His start in banking was as a teller in a commercial bank, and he remembers the training he received. Each trainee was handed a couple of packets of bills, and they had to count them over and over again in whatever regular or syncopated rhythms that their trainer would call out – one-two-three-four, one-two-one-two – until they could handle packets of a hundred bills quickly and accurately. He spent two days doing little else.
Learning to count piles of money will be a challenge, but it will surely be the least of my problems. My friend Dr. Job has already promised to give me a couple of surgical masks so I can protect my lungs from the moldy dust, and even my fingers are bound to get more nimble eventually.
And though there are a lot of policies and procedures to learn, and some software to master, the part of my work that will essentially be a desk job isn’t what worries me either.
I anticipate two real challenges. One is that I’ll need to develop and strengthen a staff that has been functioning poorly until now. The second is that I will need to get into the field, and help the Marigo credit team improve the branch’s loan portfolio. Success at the second will depend on success at the first.
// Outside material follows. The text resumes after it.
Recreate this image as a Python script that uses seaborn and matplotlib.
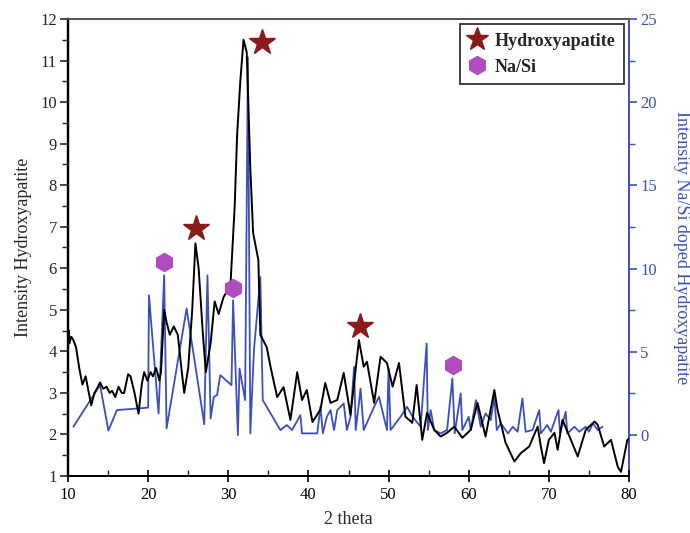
import numpy as np
import pandas as pd
import matplotlib
matplotlib.use("Agg")
import matplotlib.pyplot as plt
from matplotlib.ticker import MultipleLocator
from matplotlib.lines import Line2D
import seaborn as sns

# ---- data ----
hap_theta = [10.0, 10.1, 10.2, 10.4, 10.6, 11.0, 11.4, 11.8, 12.2, 12.6, 12.9, 13.3, 13.6, 14.0,
             14.4, 14.8, 15.2, 15.5, 15.9, 16.3, 16.7, 17.0, 17.5, 17.8, 18.3, 18.8, 19.2, 19.5,
             19.9, 20.3, 20.6, 21.0, 21.4, 21.6, 22.0, 22.3, 22.7, 23.2, 23.7, 24.2, 24.5, 25.0,
             25.5, 25.9, 26.3, 26.8, 27.2, 27.8, 28.3, 28.8, 29.4, 30.0, 30.3, 30.8, 31.1, 31.5,
             31.9, 32.3, 32.75, 33.1, 33.75, 34.0, 34.8, 35.3, 36.1, 36.9, 37.75, 38.6, 39.2, 39.8,
             40.5, 41.5, 42.1, 42.75, 43.6, 44.4, 45.25, 46.3, 46.9, 47.3, 48.2, 49.0, 49.8, 50.5,
             51.3, 52.1, 52.96, 53.5, 54.2, 54.8, 55.7, 56.5, 57.3, 58.2, 59.2, 60.25, 61.1, 62.1,
             63.2, 63.6, 64.6, 65.7, 66.5, 67.55, 68.6, 69.0, 69.4, 70.0, 70.7, 71.1, 71.7, 72.75,
             73.6, 74.6, 75.7, 76.1, 76.9, 77.75, 78.6, 79.0, 79.8, 80.0]
hap_int = [4.1, 4.5, 4.2, 4.35, 4.3, 4.1, 3.6, 3.2, 3.4, 3.0, 2.7, 3.0, 3.1, 3.25,
           3.1, 3.15, 3.0, 3.05, 2.9, 3.15, 3.0, 3.0, 3.45, 3.4, 3.0, 2.5, 3.2, 3.5,
           3.3, 3.5, 3.4, 3.6, 3.3, 3.5, 5.0, 4.7, 4.4, 4.6, 4.4, 3.5, 3.0, 3.6,
           5.0, 6.6, 6.0, 4.5, 3.5, 4.2, 5.2, 4.9, 5.3, 5.5, 5.7, 7.5, 9.2, 10.5,
           11.5, 11.2, 8.4, 6.85, 6.2, 4.4, 4.1, 3.6, 2.9, 3.14, 2.35, 3.5, 2.83, 3.07,
           2.3, 2.6, 3.24, 2.76, 2.83, 3.48, 2.47, 4.27, 3.63, 3.75, 2.76, 3.87, 3.72, 3.15,
           3.72, 2.43, 2.28, 3.19, 1.87, 2.52, 2.11, 1.95, 2.04, 2.19, 1.92, 2.11, 2.76, 1.95,
           3.07, 2.59, 1.80, 1.35, 1.55, 1.71, 2.19, 1.71, 1.31, 1.87, 2.04, 1.63, 2.35, 1.87,
           1.47, 2.11, 2.31, 2.23, 1.71, 1.87, 1.22, 1.1, 1.87, 1.9]

nasi_theta = [10.67, 14.0, 15.04, 16.1, 20.0, 20.1, 21.3, 22.0, 22.3, 24.0, 24.8, 27.0, 27.4, 27.8,
              28.2, 28.6, 29.0, 30.4, 30.6, 31.2, 31.4, 32.1, 32.45, 32.75, 33.2, 34.0, 34.3, 36.5,
              37.3, 37.96, 39.0, 39.2, 41.1, 41.5, 41.8, 42.3, 42.75, 43.2, 43.6, 44.4, 44.8, 45.25,
              45.7, 45.9, 46.3, 46.5, 46.9, 48.2, 48.8, 49.4, 49.8, 50.0, 50.25, 51.5, 52.3, 53.0,
              54.0, 54.75, 54.9, 55.25, 55.7, 56.5, 57.3, 57.96, 58.25, 59.0, 59.2, 60.0, 60.25, 60.9,
              61.5, 62.1, 62.75, 63.2, 63.5, 64.0, 64.9, 65.5, 66.1, 66.7, 67.1, 67.96, 68.8, 69.0,
              69.8, 70.25, 71.2, 71.4, 72.1, 72.3, 73.2, 73.8, 74.6, 75.0, 75.5, 76.1, 76.7]
nasi_int = [0.5, 3.0, 0.27, 1.5, 1.65, 8.4, 1.3, 9.6, 0.4, 5.3, 7.6, 0.65, 9.6, 1.0,
            2.3, 2.4, 3.6, 3.0, 8.1, 0.0, 4.0, 2.1, 22.7, 0.1, 5.1, 9.5, 2.1, 0.3,
            0.6, 0.3, 1.2, 0.1, 0.1, 1.7, 0.1, 1.1, 1.5, 0.3, 1.5, 1.9, 0.3, 1.1,
            4.1, 0.3, 1.9, 2.8, 0.3, 1.7, 2.3, 1.1, 0.3, 4.0, 0.3, 1.1, 1.7, 1.1,
            0.5, 5.5, 0.3, 1.5, 0.3, 0.1, 0.3, 3.4, 0.1, 2.5, 0.3, 1.1, 0.3, 2.1,
            0.5, 1.3, 0.9, 2.3, 0.3, 0.7, 0.1, 0.5, 0.2, 2.2, 0.2, 0.3, 1.5, 0.1,
            0.6, 0.2, 1.5, 0.1, 1.4, 0.1, 0.5, 0.2, 0.5, 0.2, 0.7, 0.3, 0.5]

hap_peak_theta = [26.0, 34.2, 46.4]
hap_peak_int = [6.97, 11.45, 4.6]
nasi_peak_theta = [22.0, 30.6, 58.0]
nasi_peak_int = [6.15, 5.53, 3.67]

x_ticks = [10, 20, 30, 40, 50, 60, 70, 80]
left_ticks = list(range(1, 13))
right_ticks = [0, 5, 10, 15, 20, 25]

# ---- styling ----
sns.set_theme(style="white")
plt.rcParams['font.family'] = ['Liberation Serif', 'DejaVu Serif']
plt.rcParams['mathtext.fontset'] = 'stix'

BLUE = "#3b4fbf"
STAR = "#8b1a1a"
HEX = "#b04cbf"

df_hap = pd.DataFrame({"theta": hap_theta, "I": hap_int})
df_nasi = pd.DataFrame({"theta": nasi_theta, "I": nasi_int})

fig = plt.figure(figsize=(6.9, 5.33), dpi=100)
ax = fig.add_axes([68/690, 1-476/533, (629-68)/690, (476-19)/533])
ax2 = ax.twinx()

sns.lineplot(data=df_nasi, x="theta", y="I", ax=ax2, color=BLUE, lw=1.3,
             estimator=None, sort=False, zorder=2)
sns.lineplot(data=df_hap, x="theta", y="I", ax=ax, color="black", lw=1.4,
             estimator=None, sort=False, zorder=3)
ax.set_zorder(ax2.get_zorder() + 1)
ax.patch.set_visible(False)

ax.plot(hap_peak_theta, hap_peak_int, ls="none", marker="*", ms=19, color=STAR,
        markeredgecolor=STAR, zorder=5)
ax.plot(nasi_peak_theta, nasi_peak_int, ls="none", marker="h", ms=13, color=HEX,
        markeredgecolor=HEX, zorder=5)

ax.set_xlim(10, 80)
ax.set_ylim(1, 12)
ax2.set_ylim(-2.46, 25)

ax.set_xticks(x_ticks)
ax.set_yticks(left_ticks)
ax2.set_yticks(right_ticks)
ax.xaxis.set_minor_locator(MultipleLocator(5))
ax.yaxis.set_minor_locator(MultipleLocator(0.5))
ax2.yaxis.set_minor_locator(MultipleLocator(2.5))

ax.tick_params(axis="x", which="major", direction="inout", length=8, width=1.2,
               labelsize=12, bottom=True, top=False, pad=4, colors="black")
ax.tick_params(axis="x", which="minor", direction="in", length=4, width=1.0,
               bottom=True, top=False)
ax.tick_params(axis="y", which="major", direction="out", length=6, width=1.2,
               labelsize=12, left=True, right=False, pad=2)
ax.tick_params(axis="y", which="minor", direction="out", length=4, width=1.0, left=True, right=False)
ax2.tick_params(axis="y", which="major", direction="out", length=6, width=1.2,
                labelsize=12, colors=BLUE, labelcolor=BLUE, right=True, left=False, pad=2)
ax2.tick_params(axis="y", which="minor", direction="out", length=4, width=1.0,
                colors=BLUE, right=True, left=False)

for a in (ax, ax2):
    a.spines["left"].set_color("black")
    a.spines["left"].set_linewidth(1.6)
    a.spines["bottom"].set_color("black")
    a.spines["bottom"].set_linewidth(1.4)
    a.spines["top"].set_color("#555555")
    a.spines["top"].set_linewidth(1.3)
    a.spines["right"].set_color(BLUE)
    a.spines["right"].set_linewidth(1.4)
    a.spines["right"].set_visible(True)
ax.spines["right"].set_visible(False)

ax.set_xlabel("2 theta", fontsize=13, labelpad=6)
ax.set_ylabel("Intensity Hydroxyapatite", fontsize=13, labelpad=6)
ax2.set_ylabel("Intensity Na/Si doped Hydroxyapatite", fontsize=13, color=BLUE,
               rotation=270, labelpad=24)

handles = [Line2D([], [], ls="none", marker="*", ms=17, color=STAR, label="Hydroxyapatite"),
           Line2D([], [], ls="none", marker="h", ms=13, color=HEX, label="Na/Si")]
leg = ax.legend(handles=handles, loc="upper right", bbox_to_anchor=(1.0, 1.0),
                borderaxespad=0.3,
                frameon=True, fancybox=False, edgecolor="#333333", framealpha=1,
                prop={"weight": "bold", "size": 13}, handletextpad=0.55,
                borderpad=0.45, labelspacing=0.5, handlelength=0.9)
leg.get_frame().set_linewidth(1.3)

fig.savefig("out.png", dpi=100)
The loan portfolio at the Marigo office is not in good shape. On one hand, loan delinquency is relatively high. On the other, borrowers leave the program too quickly.
Each is a serious problem because each interferes directly with Fonkoze’s core objective, which is to help Haitian families lift themselves out of poverty. Real progress for the families of Fonkoze borrowers is a long process. It probably takes five years at least for even a moderately poor family to establish a stable and sufficient livelihood using Fonkoze loans. Slow repayment can only make that journey longer. And stepping out of the credit program is, for most borrowers, a dead end.
But these problems don’t just interfere with the institution’s effectiveness. They threaten its existence as well. Though Fonkoze was not established to make piles of money for investors, its profitability is important as a sustainability strategy. Profitability is not, for Fonkoze, and end in itself, but is an important means to an end. Unless its branches can generate the income they need to support themselves, their operations will always be at the mercy of our luck with donors. And few donors will want to give money to a cause that has no hope of ever carrying its own weight.
And for most Fonkoze branch offices, especially those that are, like the Marigo office, outside of Haiti’s major cities, profitability depends almost entirely on the income from loans. Since initial expenses with new borrowers mean that Fonkoze does not break even until a borrower’s third loan, high borrower turnover makes lending a losing proposition.
The only way for me to address these issues is for me to invest almost all my time into working directly with the credit agents who’ve been making Marigo’s non-performing loans and the borrowers who are saddled with them. We need to work together to figure out why the system isn’t working for them what we can do to repair whatever damage has been done so that we can move forward. At the same time, I will need to pay close attention to new loans that the office makes to ensure that they have the best possible chance of helping the borrowers who take them and, therefore, Fonkoze itself.
This will mean getting onto the back of a motorcycle almost every day to accompany a credit agent into the field. The Marigo office serves a broad and varied swath of the Haitian southeast, from the mountains that rise into one of Haiti’s surviving pine forests above Seguin to the coastal city of Belle Anse, halfway between Jacmel and the Dominican border, and much of its territory was ravaged by the hurricanes that hit Haiti last year.
And it will mean convincing credit agents and the borrowers they work with of the merits of doing things the right way. Credit agents and borrowers alike need to commit themselves to build lively and active credit centers by participating in regular meetings, discussing relevant issues vigorously and openly, and addressing problems together. They need to pay close attention to loan sizes, ensuring that loans match the real capacity of a borrower’s business, rather than her ambition and the maximums established by Fonkoze.
It also means making sure that everyone involved has a sober understanding of the state of things for Fonkoze in Marigo, a clear sense of the role they’ve played in letting things degenerate as they have and the role they can play in turning things around, and a well-grounded feeling of cautious optimism as to what we can achieve as we move forward together.
These feel like platitudes as I prepare to settle in. Achieving anything will take a level of collaboration with a frustrated team that is daunting for someone still very much a foreigner in this country. Such hope as I can muster is rooted in the encouragement I’ve been getting from the first-rate colleagues I’ve had the chance to work with at Fonkoze over the last four years. It all starts in less than two weeks.